Since he was a student in the madrasa, Jonuz Zejnullahu served as an imam during the month of Ramadan in Vuthaj, Montenegro, and after graduation he served in different mosques, such as in the mosques of Dobresh, Gadish, Kravarič and finally in birthplace, in Skifteraj.

During the entire time that he served in these mosques, Jonuz Zejnullahu continuously had trouble with the Yugoslav police, who stopped him, interrogated him, threatened him and arrested him. The Yugoslav police arrested him six times, twice he was arrested in Viti, and four times in Gjilan.

During the Insurgency in Kosovo Jonuz Zejnullahu participated in the various demonstrations that took place in the cities of Kosovo.

== Kosovo War ==
With the appearance of the KLA, Hoxhë Jonuzi organized the collection of various aids for the KLA and when the NATO bombings began, he joined the ranks of the Kosovo Liberation Army, as a soldier in Brigade 138 "Agim Ramadani".

On May 5, 1999, at the place called "Rrasa e Zogut" in Koshare, in the district of Gjakova, Hoxha Jonuz Zejnullahu greeted his fellow soldiers-combatants and with C4 bombs in packed on his body and suicide-bombed a nearby Serbian bunker, killing himself as well as many Yugoslav soldiers (according to TVSH 5 soldiers).
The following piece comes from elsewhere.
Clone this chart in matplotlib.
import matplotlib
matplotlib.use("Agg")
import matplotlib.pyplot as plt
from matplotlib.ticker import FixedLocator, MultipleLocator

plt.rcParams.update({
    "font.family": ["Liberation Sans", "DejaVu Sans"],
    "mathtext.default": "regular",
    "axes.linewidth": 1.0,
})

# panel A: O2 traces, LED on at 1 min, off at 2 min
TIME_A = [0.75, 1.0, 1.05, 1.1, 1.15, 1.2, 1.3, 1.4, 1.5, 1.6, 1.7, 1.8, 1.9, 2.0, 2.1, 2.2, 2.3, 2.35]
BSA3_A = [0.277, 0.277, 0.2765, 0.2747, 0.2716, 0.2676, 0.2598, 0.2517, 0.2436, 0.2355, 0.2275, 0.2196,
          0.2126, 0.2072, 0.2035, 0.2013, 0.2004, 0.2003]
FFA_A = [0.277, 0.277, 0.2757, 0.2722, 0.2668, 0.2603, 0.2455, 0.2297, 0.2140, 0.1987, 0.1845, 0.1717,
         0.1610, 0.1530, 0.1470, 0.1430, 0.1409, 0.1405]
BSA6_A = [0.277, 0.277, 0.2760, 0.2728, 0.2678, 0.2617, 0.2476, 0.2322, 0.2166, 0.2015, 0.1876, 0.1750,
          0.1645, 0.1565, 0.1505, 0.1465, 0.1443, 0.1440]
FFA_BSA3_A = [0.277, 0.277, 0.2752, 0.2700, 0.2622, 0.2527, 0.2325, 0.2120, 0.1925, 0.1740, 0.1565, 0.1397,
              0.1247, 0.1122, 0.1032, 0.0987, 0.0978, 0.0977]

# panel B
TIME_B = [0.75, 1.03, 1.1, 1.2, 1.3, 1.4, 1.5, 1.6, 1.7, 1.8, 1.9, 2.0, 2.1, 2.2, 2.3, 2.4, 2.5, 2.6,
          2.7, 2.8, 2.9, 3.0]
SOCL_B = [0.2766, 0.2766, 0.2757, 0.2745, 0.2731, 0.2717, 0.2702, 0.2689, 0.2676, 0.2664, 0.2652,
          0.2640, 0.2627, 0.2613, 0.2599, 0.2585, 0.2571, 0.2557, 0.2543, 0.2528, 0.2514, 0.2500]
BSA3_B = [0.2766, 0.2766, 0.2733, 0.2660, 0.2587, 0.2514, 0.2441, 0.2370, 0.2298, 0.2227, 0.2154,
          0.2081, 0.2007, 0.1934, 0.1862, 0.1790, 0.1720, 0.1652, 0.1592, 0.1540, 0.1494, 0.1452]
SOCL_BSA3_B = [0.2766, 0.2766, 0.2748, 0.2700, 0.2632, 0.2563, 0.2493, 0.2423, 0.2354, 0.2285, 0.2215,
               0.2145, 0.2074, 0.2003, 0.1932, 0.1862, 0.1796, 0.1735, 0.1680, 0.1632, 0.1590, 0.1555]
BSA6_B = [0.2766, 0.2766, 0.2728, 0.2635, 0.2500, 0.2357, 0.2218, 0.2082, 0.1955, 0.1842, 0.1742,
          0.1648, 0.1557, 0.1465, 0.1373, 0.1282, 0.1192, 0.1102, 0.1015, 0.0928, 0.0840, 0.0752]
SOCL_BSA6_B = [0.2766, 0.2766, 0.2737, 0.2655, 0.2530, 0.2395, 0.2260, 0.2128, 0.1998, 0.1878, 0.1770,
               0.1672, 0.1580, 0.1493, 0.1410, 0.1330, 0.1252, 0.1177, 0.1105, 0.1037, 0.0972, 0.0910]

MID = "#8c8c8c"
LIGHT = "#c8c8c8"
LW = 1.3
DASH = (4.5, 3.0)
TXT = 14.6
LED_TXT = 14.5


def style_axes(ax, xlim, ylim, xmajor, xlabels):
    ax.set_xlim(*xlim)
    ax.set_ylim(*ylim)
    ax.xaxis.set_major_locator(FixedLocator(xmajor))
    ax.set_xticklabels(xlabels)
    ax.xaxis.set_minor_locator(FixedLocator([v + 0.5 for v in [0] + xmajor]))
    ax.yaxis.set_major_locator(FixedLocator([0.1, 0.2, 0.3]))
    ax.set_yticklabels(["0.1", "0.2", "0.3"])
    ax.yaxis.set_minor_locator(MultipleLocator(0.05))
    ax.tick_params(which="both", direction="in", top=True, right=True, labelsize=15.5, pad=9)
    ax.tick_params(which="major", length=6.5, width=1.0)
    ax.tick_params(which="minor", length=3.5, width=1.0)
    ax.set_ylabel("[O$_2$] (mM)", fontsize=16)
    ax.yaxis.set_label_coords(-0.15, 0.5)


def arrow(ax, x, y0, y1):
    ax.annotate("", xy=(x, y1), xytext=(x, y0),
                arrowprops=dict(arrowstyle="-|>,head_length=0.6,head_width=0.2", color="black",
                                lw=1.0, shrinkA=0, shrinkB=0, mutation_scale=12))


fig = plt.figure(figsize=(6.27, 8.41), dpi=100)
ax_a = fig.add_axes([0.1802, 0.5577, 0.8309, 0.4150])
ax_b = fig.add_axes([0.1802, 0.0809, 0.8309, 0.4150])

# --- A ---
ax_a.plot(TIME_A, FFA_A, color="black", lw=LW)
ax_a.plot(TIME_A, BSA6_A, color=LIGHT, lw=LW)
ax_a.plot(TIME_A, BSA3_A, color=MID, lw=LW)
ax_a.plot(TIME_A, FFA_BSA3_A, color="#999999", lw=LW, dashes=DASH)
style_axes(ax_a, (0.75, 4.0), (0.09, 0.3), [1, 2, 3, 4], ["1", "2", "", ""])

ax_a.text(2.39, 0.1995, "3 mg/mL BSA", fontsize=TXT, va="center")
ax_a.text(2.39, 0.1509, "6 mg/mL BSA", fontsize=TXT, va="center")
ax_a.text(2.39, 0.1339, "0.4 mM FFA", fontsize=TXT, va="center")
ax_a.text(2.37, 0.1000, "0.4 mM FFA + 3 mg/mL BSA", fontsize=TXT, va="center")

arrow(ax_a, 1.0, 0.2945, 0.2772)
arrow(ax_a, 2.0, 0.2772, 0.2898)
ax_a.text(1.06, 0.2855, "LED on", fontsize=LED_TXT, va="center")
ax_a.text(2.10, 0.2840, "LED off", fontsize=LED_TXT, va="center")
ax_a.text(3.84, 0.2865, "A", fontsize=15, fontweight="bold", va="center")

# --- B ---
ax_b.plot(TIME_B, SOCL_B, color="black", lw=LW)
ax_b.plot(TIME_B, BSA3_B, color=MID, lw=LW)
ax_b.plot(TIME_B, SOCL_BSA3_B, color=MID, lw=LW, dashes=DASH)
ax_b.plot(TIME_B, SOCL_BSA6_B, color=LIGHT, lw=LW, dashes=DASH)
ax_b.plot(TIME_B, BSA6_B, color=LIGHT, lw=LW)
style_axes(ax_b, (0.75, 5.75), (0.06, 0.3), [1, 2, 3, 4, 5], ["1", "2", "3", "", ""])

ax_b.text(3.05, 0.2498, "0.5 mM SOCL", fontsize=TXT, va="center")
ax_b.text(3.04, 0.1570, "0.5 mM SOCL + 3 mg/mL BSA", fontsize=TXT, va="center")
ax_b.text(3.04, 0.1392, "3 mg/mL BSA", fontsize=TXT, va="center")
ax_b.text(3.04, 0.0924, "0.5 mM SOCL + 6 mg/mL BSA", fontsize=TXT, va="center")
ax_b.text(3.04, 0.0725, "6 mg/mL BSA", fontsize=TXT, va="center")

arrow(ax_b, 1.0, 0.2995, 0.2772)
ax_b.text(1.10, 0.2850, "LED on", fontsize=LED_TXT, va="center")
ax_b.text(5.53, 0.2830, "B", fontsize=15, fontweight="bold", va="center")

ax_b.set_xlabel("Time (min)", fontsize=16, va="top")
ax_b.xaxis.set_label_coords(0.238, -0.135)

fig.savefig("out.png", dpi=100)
His remains were later buried in the nearby town of Bajram Curri, after the war, he was reburied into the "Martyr's Cemetery" his hometown in Vitia.

== Aftermath ==
For his courage, bravery, commander Rrustem Berisha, declared: "Mic Sokoli of the XXI century was born"

A memorial in his Honour was erected in his Home village of Gjylekar.